Code that draws figures:
* Start *

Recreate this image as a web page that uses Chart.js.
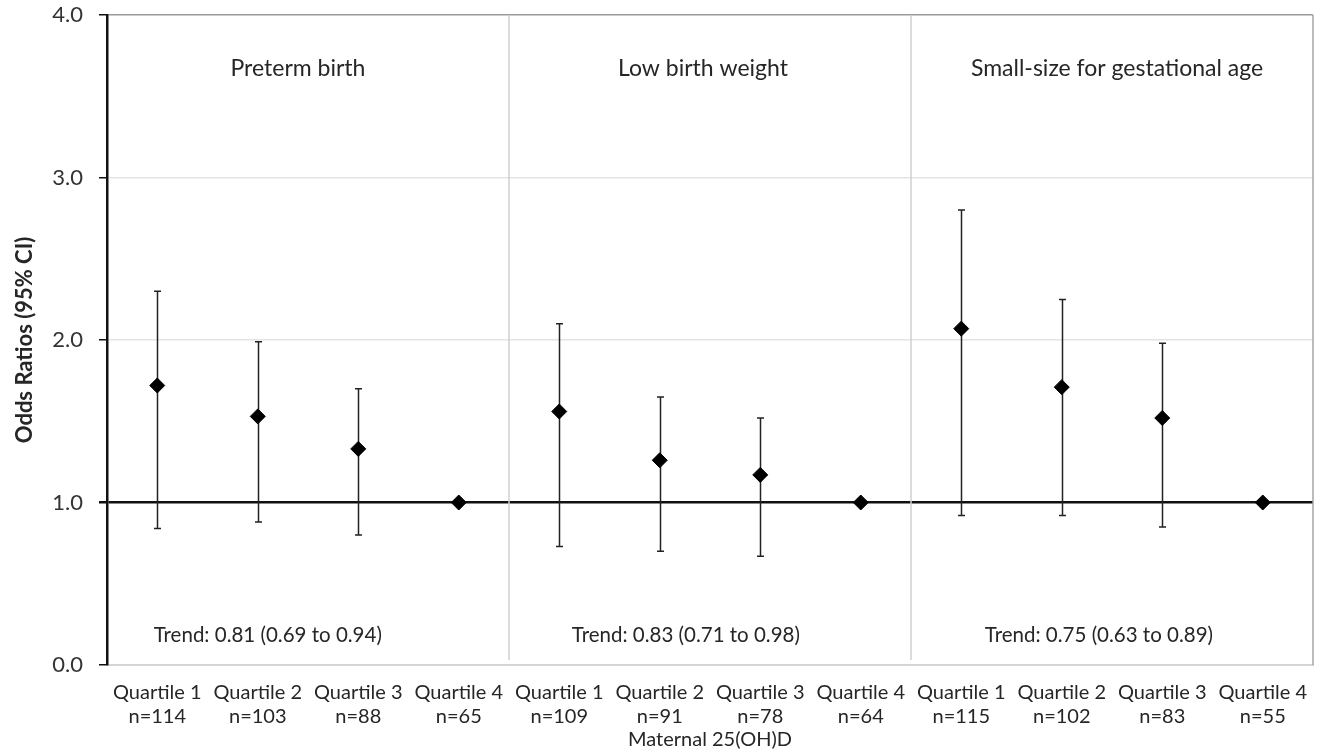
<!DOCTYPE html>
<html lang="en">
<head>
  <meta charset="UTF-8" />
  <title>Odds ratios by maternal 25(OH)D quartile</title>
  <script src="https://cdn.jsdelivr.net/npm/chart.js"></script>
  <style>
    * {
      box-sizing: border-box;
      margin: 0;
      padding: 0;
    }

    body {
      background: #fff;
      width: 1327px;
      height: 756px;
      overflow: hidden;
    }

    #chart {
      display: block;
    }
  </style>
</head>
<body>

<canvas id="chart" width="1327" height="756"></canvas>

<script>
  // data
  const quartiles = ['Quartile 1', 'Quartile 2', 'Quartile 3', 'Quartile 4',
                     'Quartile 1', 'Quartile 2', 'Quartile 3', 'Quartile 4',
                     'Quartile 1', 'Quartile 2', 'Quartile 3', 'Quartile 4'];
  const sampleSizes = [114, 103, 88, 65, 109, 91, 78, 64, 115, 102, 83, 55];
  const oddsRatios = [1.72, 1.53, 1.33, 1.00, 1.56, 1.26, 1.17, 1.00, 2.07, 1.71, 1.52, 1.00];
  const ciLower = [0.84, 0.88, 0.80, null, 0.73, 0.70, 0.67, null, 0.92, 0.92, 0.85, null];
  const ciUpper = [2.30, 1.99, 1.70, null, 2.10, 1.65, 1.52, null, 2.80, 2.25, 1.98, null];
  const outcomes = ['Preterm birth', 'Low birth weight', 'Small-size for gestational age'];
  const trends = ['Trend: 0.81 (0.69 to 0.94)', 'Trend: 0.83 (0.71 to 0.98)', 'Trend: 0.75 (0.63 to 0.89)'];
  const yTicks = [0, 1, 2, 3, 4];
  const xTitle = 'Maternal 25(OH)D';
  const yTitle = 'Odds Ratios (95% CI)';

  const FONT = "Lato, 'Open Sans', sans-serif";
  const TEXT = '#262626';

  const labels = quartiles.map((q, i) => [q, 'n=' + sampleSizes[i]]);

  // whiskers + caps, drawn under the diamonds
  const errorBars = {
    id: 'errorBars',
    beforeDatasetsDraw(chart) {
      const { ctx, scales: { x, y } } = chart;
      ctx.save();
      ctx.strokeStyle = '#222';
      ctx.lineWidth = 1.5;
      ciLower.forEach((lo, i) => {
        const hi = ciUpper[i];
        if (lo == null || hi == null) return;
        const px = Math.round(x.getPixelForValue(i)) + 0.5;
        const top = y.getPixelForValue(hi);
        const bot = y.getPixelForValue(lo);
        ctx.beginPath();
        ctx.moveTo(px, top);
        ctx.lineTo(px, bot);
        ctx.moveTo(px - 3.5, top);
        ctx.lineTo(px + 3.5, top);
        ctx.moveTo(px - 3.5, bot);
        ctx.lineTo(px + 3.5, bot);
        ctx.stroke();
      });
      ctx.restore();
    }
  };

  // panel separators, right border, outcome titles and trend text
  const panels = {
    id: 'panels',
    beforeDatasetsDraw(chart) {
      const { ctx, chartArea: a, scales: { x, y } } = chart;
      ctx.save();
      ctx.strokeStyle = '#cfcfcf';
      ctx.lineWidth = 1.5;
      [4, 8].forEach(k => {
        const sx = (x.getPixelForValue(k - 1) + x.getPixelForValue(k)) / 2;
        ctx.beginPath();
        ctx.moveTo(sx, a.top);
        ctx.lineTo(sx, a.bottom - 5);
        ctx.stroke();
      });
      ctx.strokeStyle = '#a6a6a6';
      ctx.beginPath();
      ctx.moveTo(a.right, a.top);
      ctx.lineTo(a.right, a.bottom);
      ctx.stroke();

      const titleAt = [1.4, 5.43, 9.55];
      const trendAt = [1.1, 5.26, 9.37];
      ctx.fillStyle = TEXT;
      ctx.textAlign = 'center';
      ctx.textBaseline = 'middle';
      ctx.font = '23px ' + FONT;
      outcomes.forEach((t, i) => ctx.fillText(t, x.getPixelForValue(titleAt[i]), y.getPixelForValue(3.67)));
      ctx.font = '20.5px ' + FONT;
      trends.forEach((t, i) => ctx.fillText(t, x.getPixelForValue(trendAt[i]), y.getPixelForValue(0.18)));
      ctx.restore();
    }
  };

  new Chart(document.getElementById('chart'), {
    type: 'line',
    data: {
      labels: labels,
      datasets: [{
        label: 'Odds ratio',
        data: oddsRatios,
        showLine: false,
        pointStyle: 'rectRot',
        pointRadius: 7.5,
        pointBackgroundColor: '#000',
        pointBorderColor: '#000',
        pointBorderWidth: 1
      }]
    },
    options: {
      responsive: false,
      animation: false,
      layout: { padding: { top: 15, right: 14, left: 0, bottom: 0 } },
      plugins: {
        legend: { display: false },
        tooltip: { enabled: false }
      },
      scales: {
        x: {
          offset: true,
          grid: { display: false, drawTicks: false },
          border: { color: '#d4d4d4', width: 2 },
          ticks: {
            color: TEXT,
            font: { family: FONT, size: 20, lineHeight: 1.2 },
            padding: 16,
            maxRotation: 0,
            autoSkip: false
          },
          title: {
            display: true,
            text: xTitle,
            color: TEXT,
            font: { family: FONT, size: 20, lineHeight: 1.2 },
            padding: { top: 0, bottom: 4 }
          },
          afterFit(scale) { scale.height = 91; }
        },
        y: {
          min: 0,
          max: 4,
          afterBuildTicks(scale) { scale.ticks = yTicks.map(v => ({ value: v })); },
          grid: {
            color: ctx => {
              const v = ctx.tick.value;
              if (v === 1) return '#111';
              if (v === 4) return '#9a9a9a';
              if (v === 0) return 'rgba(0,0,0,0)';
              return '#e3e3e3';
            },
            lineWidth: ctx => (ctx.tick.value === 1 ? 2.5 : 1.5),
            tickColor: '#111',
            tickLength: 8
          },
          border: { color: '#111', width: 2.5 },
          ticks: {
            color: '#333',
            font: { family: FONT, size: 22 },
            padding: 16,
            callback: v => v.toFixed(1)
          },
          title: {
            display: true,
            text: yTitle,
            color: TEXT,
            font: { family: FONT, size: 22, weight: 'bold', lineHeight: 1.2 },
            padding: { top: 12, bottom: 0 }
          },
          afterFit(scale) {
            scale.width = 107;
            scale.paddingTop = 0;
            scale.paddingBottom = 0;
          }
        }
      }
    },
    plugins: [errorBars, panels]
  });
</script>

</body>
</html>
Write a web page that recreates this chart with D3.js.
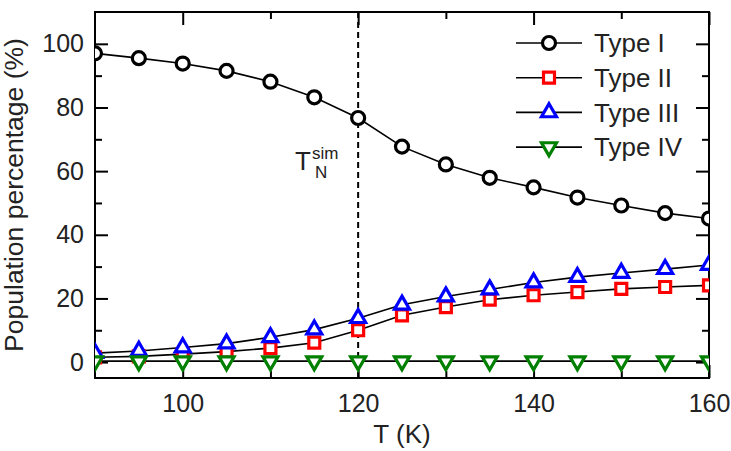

* End *

* THE TASK
Reproduce each entry precisely. Leave the pictures out.

* RIGHT ANSWER
Recreate this image as a web page that uses Chart.js.
<!DOCTYPE html>
<html lang="en">
<head>
  <meta charset="UTF-8" />
  <title>Odds ratios by maternal 25(OH)D quartile</title>
  <script src="https://cdn.jsdelivr.net/npm/chart.js"></script>
  <style>
    * {
      box-sizing: border-box;
      margin: 0;
      padding: 0;
    }

    body {
      background: #fff;
      width: 1327px;
      height: 756px;
      overflow: hidden;
    }

    #chart {
      display: block;
    }
  </style>
</head>
<body>

<canvas id="chart" width="1327" height="756"></canvas>

<script>
  // data
  const quartiles = ['Quartile 1', 'Quartile 2', 'Quartile 3', 'Quartile 4',
                     'Quartile 1', 'Quartile 2', 'Quartile 3', 'Quartile 4',
                     'Quartile 1', 'Quartile 2', 'Quartile 3', 'Quartile 4'];
  const sampleSizes = [114, 103, 88, 65, 109, 91, 78, 64, 115, 102, 83, 55];
  const oddsRatios = [1.72, 1.53, 1.33, 1.00, 1.56, 1.26, 1.17, 1.00, 2.07, 1.71, 1.52, 1.00];
  const ciLower = [0.84, 0.88, 0.80, null, 0.73, 0.70, 0.67, null, 0.92, 0.92, 0.85, null];
  const ciUpper = [2.30, 1.99, 1.70, null, 2.10, 1.65, 1.52, null, 2.80, 2.25, 1.98, null];
  const outcomes = ['Preterm birth', 'Low birth weight', 'Small-size for gestational age'];
  const trends = ['Trend: 0.81 (0.69 to 0.94)', 'Trend: 0.83 (0.71 to 0.98)', 'Trend: 0.75 (0.63 to 0.89)'];
  const yTicks = [0, 1, 2, 3, 4];
  const xTitle = 'Maternal 25(OH)D';
  const yTitle = 'Odds Ratios (95% CI)';

  const FONT = "Lato, 'Open Sans', sans-serif";
  const TEXT = '#262626';

  const labels = quartiles.map((q, i) => [q, 'n=' + sampleSizes[i]]);

  // whiskers + caps, drawn under the diamonds
  const errorBars = {
    id: 'errorBars',
    beforeDatasetsDraw(chart) {
      const { ctx, scales: { x, y } } = chart;
      ctx.save();
      ctx.strokeStyle = '#222';
      ctx.lineWidth = 1.5;
      ciLower.forEach((lo, i) => {
        const hi = ciUpper[i];
        if (lo == null || hi == null) return;
        const px = Math.round(x.getPixelForValue(i)) + 0.5;
        const top = y.getPixelForValue(hi);
        const bot = y.getPixelForValue(lo);
        ctx.beginPath();
        ctx.moveTo(px, top);
        ctx.lineTo(px, bot);
        ctx.moveTo(px - 3.5, top);
        ctx.lineTo(px + 3.5, top);
        ctx.moveTo(px - 3.5, bot);
        ctx.lineTo(px + 3.5, bot);
        ctx.stroke();
      });
      ctx.restore();
    }
  };

  // panel separators, right border, outcome titles and trend text
  const panels = {
    id: 'panels',
    beforeDatasetsDraw(chart) {
      const { ctx, chartArea: a, scales: { x, y } } = chart;
      ctx.save();
      ctx.strokeStyle = '#cfcfcf';
      ctx.lineWidth = 1.5;
      [4, 8].forEach(k => {
        const sx = (x.getPixelForValue(k - 1) + x.getPixelForValue(k)) / 2;
        ctx.beginPath();
        ctx.moveTo(sx, a.top);
        ctx.lineTo(sx, a.bottom - 5);
        ctx.stroke();
      });
      ctx.strokeStyle = '#a6a6a6';
      ctx.beginPath();
      ctx.moveTo(a.right, a.top);
      ctx.lineTo(a.right, a.bottom);
      ctx.stroke();

      const titleAt = [1.4, 5.43, 9.55];
      const trendAt = [1.1, 5.26, 9.37];
      ctx.fillStyle = TEXT;
      ctx.textAlign = 'center';
      ctx.textBaseline = 'middle';
      ctx.font = '23px ' + FONT;
      outcomes.forEach((t, i) => ctx.fillText(t, x.getPixelForValue(titleAt[i]), y.getPixelForValue(3.67)));
      ctx.font = '20.5px ' + FONT;
      trends.forEach((t, i) => ctx.fillText(t, x.getPixelForValue(trendAt[i]), y.getPixelForValue(0.18)));
      ctx.restore();
    }
  };

  new Chart(document.getElementById('chart'), {
    type: 'line',
    data: {
      labels: labels,
      datasets: [{
        label: 'Odds ratio',
        data: oddsRatios,
        showLine: false,
        pointStyle: 'rectRot',
        pointRadius: 7.5,
        pointBackgroundColor: '#000',
        pointBorderColor: '#000',
        pointBorderWidth: 1
      }]
    },
    options: {
      responsive: false,
      animation: false,
      layout: { padding: { top: 15, right: 14, left: 0, bottom: 0 } },
      plugins: {
        legend: { display: false },
        tooltip: { enabled: false }
      },
      scales: {
        x: {
          offset: true,
          grid: { display: false, drawTicks: false },
          border: { color: '#d4d4d4', width: 2 },
          ticks: {
            color: TEXT,
            font: { family: FONT, size: 20, lineHeight: 1.2 },
            padding: 16,
            maxRotation: 0,
            autoSkip: false
          },
          title: {
            display: true,
            text: xTitle,
            color: TEXT,
            font: { family: FONT, size: 20, lineHeight: 1.2 },
            padding: { top: 0, bottom: 4 }
          },
          afterFit(scale) { scale.height = 91; }
        },
        y: {
          min: 0,
          max: 4,
          afterBuildTicks(scale) { scale.ticks = yTicks.map(v => ({ value: v })); },
          grid: {
            color: ctx => {
              const v = ctx.tick.value;
              if (v === 1) return '#111';
              if (v === 4) return '#9a9a9a';
              if (v === 0) return 'rgba(0,0,0,0)';
              return '#e3e3e3';
            },
            lineWidth: ctx => (ctx.tick.value === 1 ? 2.5 : 1.5),
            tickColor: '#111',
            tickLength: 8
          },
          border: { color: '#111', width: 2.5 },
          ticks: {
            color: '#333',
            font: { family: FONT, size: 22 },
            padding: 16,
            callback: v => v.toFixed(1)
          },
          title: {
            display: true,
            text: yTitle,
            color: TEXT,
            font: { family: FONT, size: 22, weight: 'bold', lineHeight: 1.2 },
            padding: { top: 12, bottom: 0 }
          },
          afterFit(scale) {
            scale.width = 107;
            scale.paddingTop = 0;
            scale.paddingBottom = 0;
          }
        }
      }
    },
    plugins: [errorBars, panels]
  });
</script>

</body>
</html>
Write a web page that recreates this chart with D3.js.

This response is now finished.